DATASET EXTRACT>
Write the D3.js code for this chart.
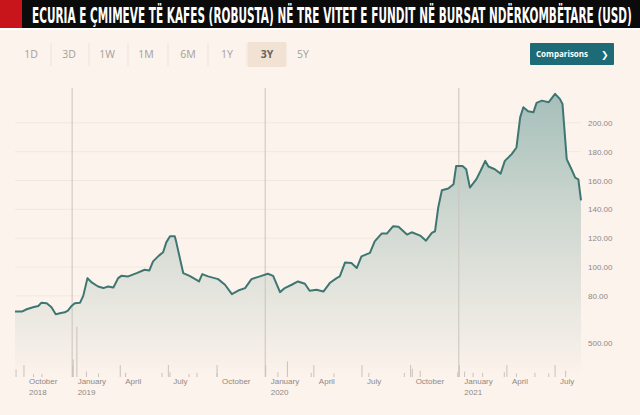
<!DOCTYPE html>
<html>
<head>
<meta charset="utf-8">
<script src="https://cdn.jsdelivr.net/npm/d3@7"></script>
<style>
html,body{margin:0;padding:0;background:#fcf3ec;}
svg{display:block;}
</style>
</head>
<body>
<svg id="chart" width="640" height="415"></svg>
<script>
const titleText = "ECURIA E ÇMIMEVE TË KAFES (ROBUSTA) NË TRE VITET E FUNDIT NË BURSAT NDËRKOMBËTARE (USD)";
const rangeButtons = ["1D","3D","1W","1M","6M","1Y","3Y","5Y"];
const activeButton = "3Y";

const dates = ["2018-09-15","2018-09-28","2018-10-07","2018-10-19","2018-10-29","2018-11-04","2018-11-14","2018-11-23","2018-12-01","2018-12-09","2018-12-18","2018-12-24","2018-12-31",
"2019-01-06","2019-01-16","2019-01-22","2019-01-30","2019-02-07","2019-02-19","2019-03-01","2019-03-10","2019-03-20","2019-03-29","2019-04-04","2019-04-17","2019-05-03","2019-05-18","2019-05-27","2019-06-03","2019-06-14","2019-06-22","2019-06-28","2019-07-05","2019-07-14","2019-07-17","2019-07-30","2019-08-11","2019-08-29","2019-09-04","2019-09-15","2019-10-04","2019-10-17","2019-10-30","2019-11-11","2019-11-24","2019-12-06","2019-12-22",
"2020-01-06","2020-01-16","2020-01-29","2020-02-07","2020-02-20","2020-03-03","2020-03-16","2020-03-25","2020-04-07","2020-04-20","2020-05-02","2020-05-15","2020-05-21","2020-05-31","2020-06-12","2020-06-22","2020-07-01","2020-07-17","2020-07-26","2020-08-08","2020-08-18","2020-08-30","2020-09-09","2020-09-25","2020-10-04","2020-10-20","2020-10-31","2020-11-11","2020-11-17","2020-11-23","2020-11-30","2020-12-12","2020-12-22","2020-12-27",
"2021-01-08","2021-01-15","2021-01-22","2021-02-03","2021-02-11","2021-02-20","2021-02-26","2021-03-10","2021-03-21","2021-03-29","2021-04-11","2021-04-20","2021-04-27","2021-05-03","2021-05-12","2021-05-22","2021-05-28","2021-06-07","2021-06-20","2021-07-02","2021-07-11","2021-07-16","2021-07-24","2021-08-02","2021-08-09","2021-08-15","2021-08-20"];
const prices = [69.1,69.1,70.7,72.1,73.0,75.3,74.9,72.1,67.2,67.9,68.6,69.8,73.0,
74.9,75.3,80.0,92.3,89.3,86.5,85.4,86.5,85.8,92.3,93.9,93.5,95.8,98.1,97.6,103.9,107.9,110.2,117.1,121.3,121.3,117.1,95.8,93.9,90.0,95.1,93.5,91.6,87.7,81.2,83.7,85.4,91.6,93.5,
95.3,93.9,82.6,85.4,87.7,90.0,88.4,83.5,84.2,83.0,88.9,92.3,93.5,103.2,102.8,99.3,107.4,109.8,117.8,123.2,123.2,128.3,127.9,122.5,124.1,121.8,118.3,123.7,124.8,141.1,153.2,154.4,157.4,170.1,
170.1,167.8,155.1,160.8,166.6,173.6,169.7,167.8,164.8,173.6,178.3,182.9,203.8,210.8,208.0,207.3,213.8,215.4,214.3,220.1,216.6,213.1,174.8,167.8,162.0,160.8,146.2];

const priceTicks = [80,100,120,140,160,180,200];
const priceTickLabels = ["80.00","100.00","120.00","140.00","160.00","180.00","200.00"];
const volumeTicks = [500];
const volumeTickLabels = ["500.00"];

const volumeDates = ["2018-09-17","2018-10-20","2018-11-05","2019-01-03","2019-01-10","2019-01-28","2019-02-20","2019-04-12","2019-06-20","2019-07-05","2019-08-10","2019-08-25","2019-10-02","2020-01-25","2020-02-12","2020-03-28","2020-05-10","2020-07-15","2020-09-20","2020-10-05","2020-10-20","2020-12-30","2021-01-12","2021-01-28","2021-02-15","2021-03-28","2021-04-20","2021-05-25","2021-06-20","2021-07-22"];
const volumeValues = [110,40,45,260,740,80,50,60,60,70,45,60,60,70,230,60,50,60,60,120,90,70,80,60,60,70,50,60,50,90];

const xTickDates = ["2018-10-01","2019-01-01","2019-04-01","2019-07-01","2019-10-01","2020-01-01","2020-04-01","2020-07-01","2020-10-01","2021-01-01","2021-04-01","2021-07-01"];
const xTickLabels = [["October","2018"],["January","2019"],["April"],["July"],["October"],["January","2020"],["April"],["July"],["October"],["January","2021"],["April"],["July"]];
const yearLineDates = ["2019-01-01","2020-01-01","2021-01-01"];

const parse = d3.timeParse("%Y-%m-%d");
const data = dates.map((d,i)=>({date:parse(d), value:prices[i]}));
const vol = volumeDates.map((d,i)=>({date:parse(d), value:volumeValues[i]}));

const svg = d3.select("#chart");
const W = 640, H = 415;

svg.append("rect").attr("width",W).attr("height",H).attr("fill","#fcf3ec");

// Title bar
svg.append("rect").attr("x",0).attr("y",0).attr("width",W).attr("height",28).attr("fill","#0b0b0b");
svg.append("rect").attr("x",0).attr("y",0).attr("width",22).attr("height",28).attr("fill","#c8151b");
svg.append("rect").attr("x",0).attr("y",28).attr("width",W).attr("height",2).attr("fill","#ffffff");
const titleG = svg.append("g");
const title = titleG.append("text").attr("x",0).attr("y",0)
  .attr("font-family","'Liberation Sans Narrow','DejaVu Sans Condensed',sans-serif")
  .attr("font-weight","bold").attr("font-size",22).attr("fill","#ffffff")
  .text(titleText);
const natural = title.node().getComputedTextLength();
const targetW = 600;
titleG.attr("transform",`translate(32,22.5) scale(${targetW/natural},1)`);

// Range buttons
const btnX = [31,69,107,146,188,227,267,303];
const sepX = [51,89,128,168,208,247,286];
svg.append("rect").attr("x",248).attr("y",42).attr("width",38).attr("height",25).attr("fill","#f2e2d4");
sepX.forEach(x=>{
  svg.append("line").attr("x1",x).attr("x2",x).attr("y1",43).attr("y2",66).attr("stroke","#efe3d8").attr("stroke-width",1);
});
rangeButtons.forEach((b,i)=>{
  svg.append("text").attr("x",btnX[i]).attr("y",58).attr("text-anchor","middle")
    .attr("font-family","'Open Sans',sans-serif").attr("font-size",10.5)
    .attr("font-weight", b===activeButton?"bold":"normal")
    .attr("fill", b===activeButton?"#6b625c":"#a59e98").text(b);
});
svg.append("rect").attr("x",530).attr("y",43).attr("width",84).attr("height",22).attr("rx",1).attr("fill","#1c6b76");
svg.append("text").attr("x",536).attr("y",57).attr("font-family","'Open Sans',sans-serif").attr("font-weight","bold")
  .attr("font-size",8).attr("fill","#ffffff").text("Comparisons");
svg.append("text").attr("x",601).attr("y",58).attr("font-family","'DejaVu Sans',sans-serif").attr("font-weight","bold")
  .attr("font-size",9).attr("fill","#ffffff").text("❯");

// Scales
const x = d3.scaleTime().domain([parse("2018-09-15"), parse("2021-08-20")]).range([15,581]);
const y = d3.scaleLinear().domain([60,220]).range([324.7,94]);
const yv = d3.scaleLinear().domain([0,500]).range([377,343]);

// gridlines
svg.append("g").selectAll("line").data(priceTicks).join("line")
  .attr("x1",15).attr("x2",581).attr("y1",d=>y(d)).attr("y2",d=>y(d))
  .attr("stroke","#f2e8df").attr("stroke-width",1);
svg.append("g").selectAll("line").data(volumeTicks).join("line")
  .attr("x1",15).attr("x2",581).attr("y1",d=>yv(d)).attr("y2",d=>yv(d))
  .attr("stroke","#f4eae2").attr("stroke-width",1);

// gradient
const defs = svg.append("defs");
const grad = defs.append("linearGradient").attr("id","fillGrad").attr("gradientUnits","userSpaceOnUse")
  .attr("x1",0).attr("x2",0).attr("y1",95).attr("y2",378);
grad.append("stop").attr("offset","0%").attr("stop-color","#a6bfba");
grad.append("stop").attr("offset","40%").attr("stop-color","#ccd6cf");
grad.append("stop").attr("offset","100%").attr("stop-color","#fcf3ec");

const area = d3.area().x(d=>x(d.date)).y0(378).y1(d=>y(d.value)).curve(d3.curveLinear);
svg.append("path").datum(data).attr("d",area).attr("fill","url(#fillGrad)");

// year lines
svg.append("g").selectAll("line").data(yearLineDates.map(parse)).join("line")
  .attr("x1",d=>x(d)).attr("x2",d=>x(d)).attr("y1",88).attr("y2",377)
  .attr("stroke","#cbc3bc").attr("stroke-width",1);

// volume bars
svg.append("g").selectAll("line").data(vol).join("line")
  .attr("x1",d=>x(d.date)).attr("x2",d=>x(d.date)).attr("y1",yv(0)).attr("y2",d=>yv(d.value))
  .attr("stroke","#c9c2bb").attr("stroke-width",1);

// price line
const line = d3.line().x(d=>x(d.date)).y(d=>y(d.value));
svg.append("path").datum(data).attr("d",line).attr("fill","none")
  .attr("stroke","#3e7772").attr("stroke-width",2).attr("stroke-linejoin","round");

// y axis labels
const yAxis = d3.axisRight(y).tickValues(priceTicks).tickSize(0).tickFormat((d,i)=>priceTickLabels[i]);
const gy = svg.append("g").attr("transform","translate(588,0)").call(yAxis);
gy.select(".domain").remove();
gy.selectAll("text").attr("font-family","'Liberation Sans',sans-serif").attr("font-size",8).attr("fill","#8f8985").attr("x",0);

const vAxis = d3.axisRight(yv).tickValues(volumeTicks).tickSize(0).tickFormat((d,i)=>volumeTickLabels[i]);
const gv = svg.append("g").attr("transform","translate(588,0)").call(vAxis);
gv.select(".domain").remove();
gv.selectAll("text").attr("font-family","'Liberation Sans',sans-serif").attr("font-size",8).attr("fill","#8f8985").attr("x",0);

// x axis
const xAxis = d3.axisBottom(x).tickValues(xTickDates.map(parse)).tickSize(-12).tickFormat("");
const gx = svg.append("g").attr("transform","translate(0,377)").call(xAxis);
gx.select(".domain").remove();
gx.selectAll(".tick line").attr("stroke","#c9c2bb");
gx.selectAll(".tick").each(function(d,i){
  const t = d3.select(this).append("text").attr("x",5).attr("y",7)
    .attr("font-family","'Liberation Sans',sans-serif").attr("font-size",8).attr("fill","#8f8985").attr("text-anchor","start");
  xTickLabels[i].forEach((s,j)=>{
    t.append("tspan").attr("x",5).attr("dy", j===0 ? 0 : 11).text(s);
  });
});
</script>
</body>
</html>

DIRECTIONS> Extract each line from the listing that holds the word "chart".

THE COMPLETED TASK>
Write the D3.js code for this chart.
<svg id="chart" width="640" height="415"></svg>
const svg = d3.select("#chart");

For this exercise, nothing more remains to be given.